Trends shaping the near future
Several trends are likely to shape how polymer composites are used in aviation:
- Broader adoption of advanced manufacturing techniques that increase repeatability and lower unit costs.
- More sophisticated non-destructive evaluation and in-service monitoring tools that allow condition-based maintenance and extend service life.
- Development of resin systems and recycling methods that improve end-of-life outcomes and reduce environmental impact.
- Greater use of hybrid materials and engineered layups that balance performance and durability.
These developments are interdependent: improvements in manufacturing and inspection reduce risk, which in turn makes it easier to adopt materials or designs that deliver operational benefits.
Policy, regulation, and industry coordination
Regulatory frameworks and certification pathways influence material adoption. Because safety is paramount in aviation, any new material system must be validated through rigorous testing and documentation. Collaboration between manufacturers, suppliers, and regulators helps create pathways that allow innovation while maintaining robust safety margins. Standardization of test methods, sharing of best practices, and investment in workforce skills are practical enablers of progress.

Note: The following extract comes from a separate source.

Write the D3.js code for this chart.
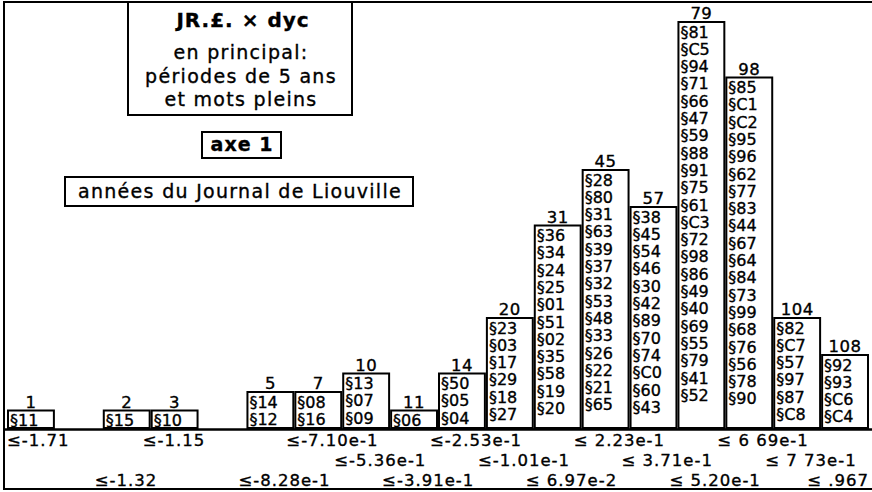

A material toolkit for modern aircraft
Polymer composites now form an essential toolkit for aerospace designers. Carbon-based laminates offer targeted stiffness and weight savings; glass-based systems provide economical and adaptable solutions for lower-load applications; and aramid-reinforced laminates bring valuable toughness and impact protection. Choosing among them — or combining them — depends on a careful reading of performance requirements, manufacturing capability, and lifecycle considerations.
As technology evolves, the story of composite use in aviation will be shaped not only by raw material performance but also by manufacturing maturity, inspection and monitoring capability, and attention to environmental outcomes. For operators and designers, the challenge is to align material choice with operational needs and to sustain the technical foundations that ensure safety, reliability, and long-term value.